Foreign direct investment (FDI) flows to Africa fell sharply in 2025, dropping 38 percent to US$59 billion, with North Africa experiencing a particularly severe decline, according to a report published on January 20 by UN Trade and Development (formerly UNCTAD).
The Global Investment Trends Monitor report highlights that North Africa attracted just US$17 billion in 2025, down from US$51 billion in 2024, a staggering 67 percent fall. The previous year’s surge had been driven largely by the Ras El-Hekma tourism and urban development megaproject on Egypt’s Mediterranean coast, led by Abu Dhabi Developmental Holding Company, the sovereign wealth fund of Abu Dhabi.
Sub-Saharan Africa proved far more resilient, receiving US$42 billion in FDI last year, a decline of just 6 percent from 2024. Analysts said the region’s smaller drop reflected a more diversified investment base and ongoing interest in sectors such as telecommunications, financial services, and extractive industries.
Overall, Africa’s FDI performance mirrored broader trends across developing economies. Flows to these countries fell 2 percent to US$877 billion, representing 55 percent of total global FDI. Low-income nations were hit hardest, with three-quarters of least developed countries reporting stagnant or declining investment.
By contrast, developed economies saw a strong rebound, with FDI surging 43 percent to US$728 billion. This increase was largely concentrated in Europe and global financial hubs. The European Union recorded a 56 percent rise, buoyed by large cross-border mergers and acquisitions and a recovery in major economies including Germany, France, and Italy.
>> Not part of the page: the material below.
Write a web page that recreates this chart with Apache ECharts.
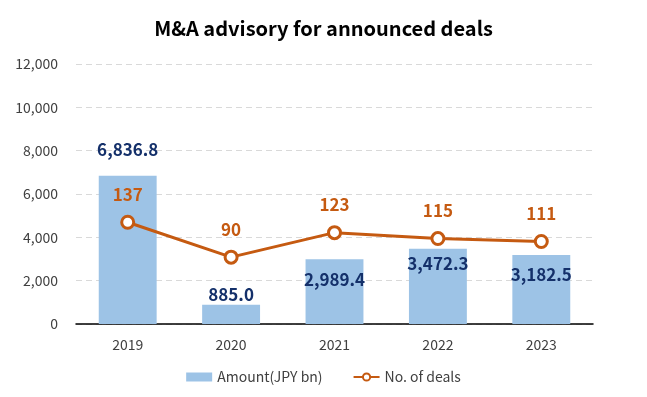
<!DOCTYPE html>
<html lang="en">
<head>
    <meta charset="UTF-8">
    <title>M&amp;A advisory</title>
    <script src="https://cdn.jsdelivr.net/npm/echarts@6/dist/echarts.min.js"></script>
    <style>
        html, body { margin: 0; padding: 0; background: #fff; }
    </style>
</head>
<body>
<div id="main" style="width: 647px;height:397px;"></div>
<script type="text/javascript">
    var years = ['2019', '2020', '2021', '2022', '2023'];
    var amounts = [6836.8, 885.0, 2989.4, 3472.3, 3182.5];
    var deals = [137, 90, 123, 115, 111];
    var yTicks = [0, 2000, 4000, 6000, 8000, 10000, 12000];

    // bar label offsets so they don't collide with the line labels
    var barLabelOffsets = [[0, -14], [0, 2], [0, 33], [0, 27], [0, 32]];

    var font = '"Noto Sans CJK JP", "Noto Sans", sans-serif';
    var myChart = echarts.init(document.getElementById('main'));

    var option = {
        textStyle: { fontFamily: font },
        title: {
            text: 'M&A advisory for announced deals',
            left: 'center',
            top: 13,
            textStyle: { fontFamily: font, fontSize: 20, fontWeight: 'bold', color: '#000' }
        },
        legend: {
            bottom: 8,
            left: 'center',
            itemGap: 30,
            itemWidth: 26,
            itemHeight: 9,
            textStyle: { fontFamily: font, fontSize: 14, color: '#404040' },
            data: [
                { name: 'Amount(JPY bn)', icon: 'rect' },
                { name: 'No. of deals' }
            ]
        },
        grid: { left: 76, right: 54, top: 64, bottom: 73 },
        xAxis: {
            type: 'category',
            data: years,
            axisTick: { show: false },
            axisLine: { lineStyle: { color: '#000', width: 1.5 } },
            axisLabel: { color: '#404040', fontSize: 14, margin: 14, fontFamily: font }
        },
        yAxis: [
            {
                type: 'value',
                min: yTicks[0],
                max: yTicks[yTicks.length - 1],
                interval: 2000,
                axisLabel: {
                    color: '#404040', fontSize: 14, margin: 18, fontFamily: font,
                    formatter: function (v) { return v.toLocaleString('en-US'); }
                },
                splitLine: { lineStyle: { color: '#D9D9D9', type: [6, 4] } }
            },
            {
                type: 'value',
                min: 0,
                max: 350,
                show: false,
                splitLine: { show: false }
            }
        ],
        series: [
            {
                name: 'Amount(JPY bn)',
                type: 'bar',
                barWidth: '56%',
                itemStyle: { color: '#9DC3E6' },
                data: amounts.map(function (v, i) {
                    return {
                        value: v,
                        label: { offset: barLabelOffsets[i] }
                    };
                }),
                label: {
                    show: true,
                    position: 'top',
                    distance: 4,
                    color: '#14306A',
                    fontSize: 17,
                    fontWeight: 'bold',
                    fontFamily: font,
                    formatter: function (p) {
                        return p.value.toLocaleString('en-US', { minimumFractionDigits: 1, maximumFractionDigits: 1 });
                    }
                },
                z: 2
            },
            {
                name: 'No. of deals',
                type: 'line',
                yAxisIndex: 1,
                data: deals,
                symbol: 'circle',
                symbolSize: 12,
                lineStyle: { color: '#C55A11', width: 3 },
                itemStyle: { color: '#fff', borderColor: '#C55A11', borderWidth: 3 },
                label: {
                    show: true,
                    position: 'top',
                    distance: 12,
                    color: '#C55A11',
                    fontSize: 17,
                    fontWeight: 'bold',
                    fontFamily: font
                },
                z: 3
            }
        ]
    };

    myChart.setOption(option);
</script>
</body>
</html>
At the global level, FDI rose 14 percent to roughly US$1.6 trillion in 2025. However, much of this increase over US$140 billion was attributed to flows routed through financial centers, suggesting that underlying investment activity remained weak. Excluding these transit flows, global FDI grew only about 5 percent, underscoring persistent uncertainty in international investment.
The UN report also highlighted a 10 percent decline in international investment in infrastructure projects. A sharp slowdown in renewable energy developments, prompted by regulatory uncertainty and reassessed revenue risks, was a major factor. Domestic investors increasingly stepped in to bridge some of the gaps, but UN Trade and Development cautioned that reliance on local financing could exacerbate infrastructure shortfalls in countries dependent on international funding for large-scale projects.
Experts warned that the uneven FDI trends reflect broader geopolitical and economic pressures. Rising tensions, trade frictions, and economic fragmentation continue to weigh on cross-border investment, while African economies face the additional challenge of attracting investors in a highly competitive global market.
Looking ahead, UN Trade and Development forecasts only a modest recovery in global FDI flows for 2026. Analysts said African economies, particularly North Africa, will need targeted policies and reforms to regain investor confidence and offset the sharp losses recorded last year.